Intel, for example, leverages its core competencies (brand loyalty and speed to market) in the processor and semiconductor business based upon the seemingly perpetual need (read as "market growth") for faster and faster processors. However, in the past several quarters, based on Intel's recognition that its continued profitability is dependent upon this continued demand, Intel's competitive strategy is reflected in their startup or planning of entries into a number of non-core businesses in order to help ensure continued growth in faster and faster processors. They have, quite correctly I think, perceived that demand has begun to wane with the relative stabilization of clock-cycle-eating software applications - the challenge has become to scrape processor cycle latency back down to zero, thereby increasing demand for more processing power. Specifically, Intel has forays in multimedia (the most processor-demanding applications being video conferencing and gaming, but also rich-media Internet content) and home networking (realizing the potential for users to buy products that leverage the latent computer power available through a simpler way to network PCs together).
So, what IS the goal of such an explanation of planning and execution?
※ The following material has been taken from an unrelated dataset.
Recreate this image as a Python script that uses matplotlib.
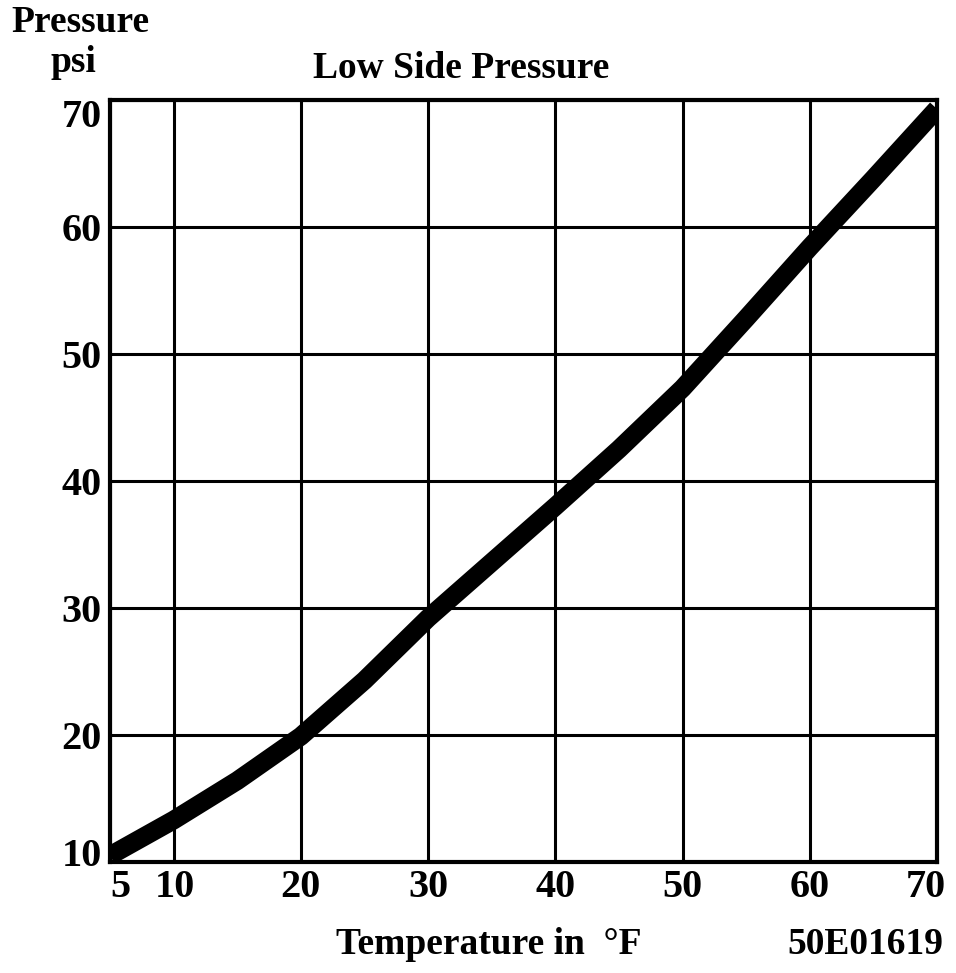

Ultimately, it's all about picking those market segments (products) that are likely to grow the most in which you already have or can gain a foothold. Looking at the diagram below, we see that the PC market segment has both the greatest minimum growth (expected) as well as the greatest maximum growth (potential). Therefore, for those organizations with substantial marketshare in those segments, they should continue to invest in those businesses. This is just one example of how to select the market segments you'll want to participate in -- based on what the market will be in the future.
Competitive intelligence is as much about market knowledge and awareness as it is about competitors specifically. The key to this awareness is to create responsiveness on the part of the firm to the threats and opportunities external to it by leveraging strengths and balancing weaknesses internal to the organization. The knowledge that companies acquire remains largely useless to them unless applied to take action in the form of decisions about the two fundamental domains of business activity - strategic (what businesses should the corporation be in) and tactical (how can the corporation best execute those selected businesses). The next time you're wondering about what knowledge of the market and one's competitors really means to your company, keep in mind that mere survival, while both better than a fast death and superior to a slow death of the company is not the goal - the one-two-punch of building effective strategy and executing efficient tactics will help your company become a real winner.